E’ DURA ANCHE MORIRE, DA ULTIMI

di GHERARDO MAGRI – Le foto choc delle fossi comuni di Hart Island a New York hanno fatto il giro del mondo. Perché sono parole che ci evocano subito gli orrori dei tanti Auschwitz di tante nazionalità, di tante epoche, dove è successo quello che è successo.

Ci viene da collegare in modo istintivo queste immagini a quelle dei camion militari che trasferiscono le bare da Bergamo in altre città italiane. Verrebbe facile tirare dei giudizi sommari.

Ma è un ragionamento superficiale, invece, per tanti aspetti.

Innanzitutto la storia legata all’isola, che risale addirittura alla guerra di secessione americana, quando era una prigione per i soldati sudisti, poi diventata un lazzaretto per i tubercolotici, un manicomio, un ospedale, un sanatorio. Fino a contare un milione di invisibili, i “no name” come dicono loro. Quindi, non una nefandezza dei giorni nostri, ma un luogo storico che ha accolto i derelitti di ogni specie, che qui hanno trovato la loro pace.
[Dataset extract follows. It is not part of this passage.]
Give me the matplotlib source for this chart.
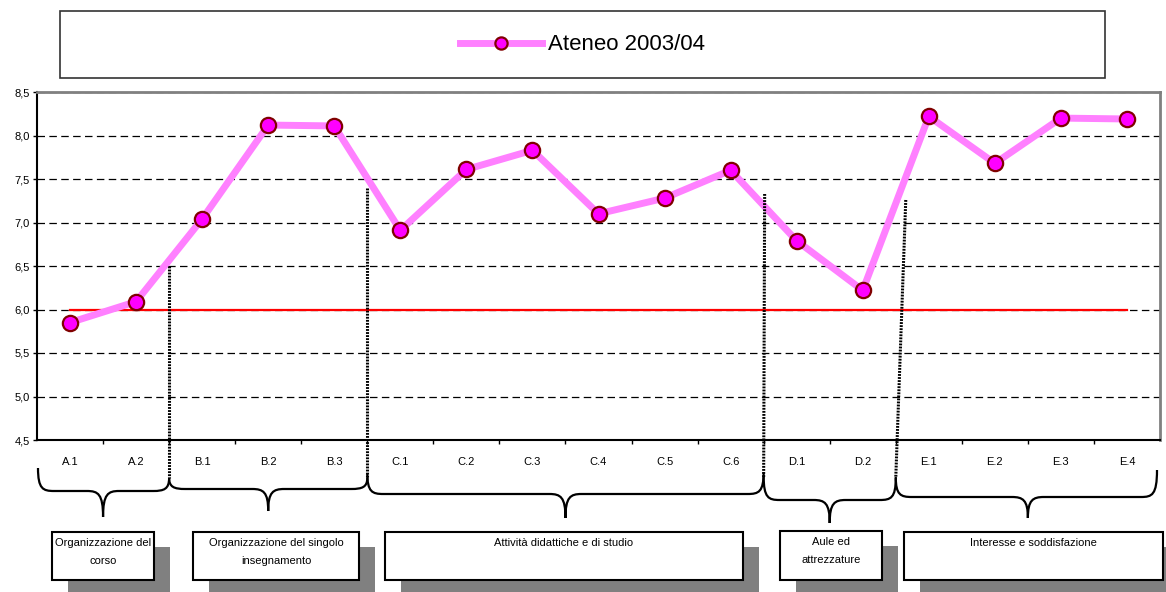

La notizia vera, allora, è se mai che in pochi sapevamo, o ci aspettavamo,  che ci fosse qualcosa del genere nella Grande Mela, conosciuta nel mondo per le sue mirabolanti meraviglie.

Veniamo all’Italia, facciamo un piccolo approfondimento. I nostri invisibili hanno un trattamento molto diverso da quelli americani? Abbiamo il vantaggio di non avere un luogo così ben identificato e di non essere finiti in prima pagina, ma cosa ne sappiamo dove finiscono i cosiddetti indesiderabili in Italia, quando muoiono?

Scopriamo che a Roma, per esempio, l’azienda che si occupa di loro è la stessa che organizza la raccolta e lo smaltimento dei rifiuti. Suona molto umanitario, vero? Si fa quello che si può, più o meno ogni città ha le proprie regole. Dobbiamo ringraziare soprattutto le organizzazioni umanitarie laiche o religiose che si prodigano per dare una degna sepoltura agli ultimi, come da cristiana definizione. E ci mettono sempre una pezza. Sì, perché anche se si riuscisse a identificare qualche familiare del defunto, non ci sono mai i soldi per pagare un funerale.

Le fredde statistiche dicono che in Italia i corpi non identificati e non reclamati sono intorno ai 3.000, in aumento (dal primo registro ufficiale istituito nel 2007). Rimangono dimenticati negli obitori e nelle celle frigorifere degli istituti legali in (vana) attesa di riconoscimento, per poi finire anonimamente nelle nostre sparpagliate Hart Island, che corrispondono semplicemente ai cimiteri.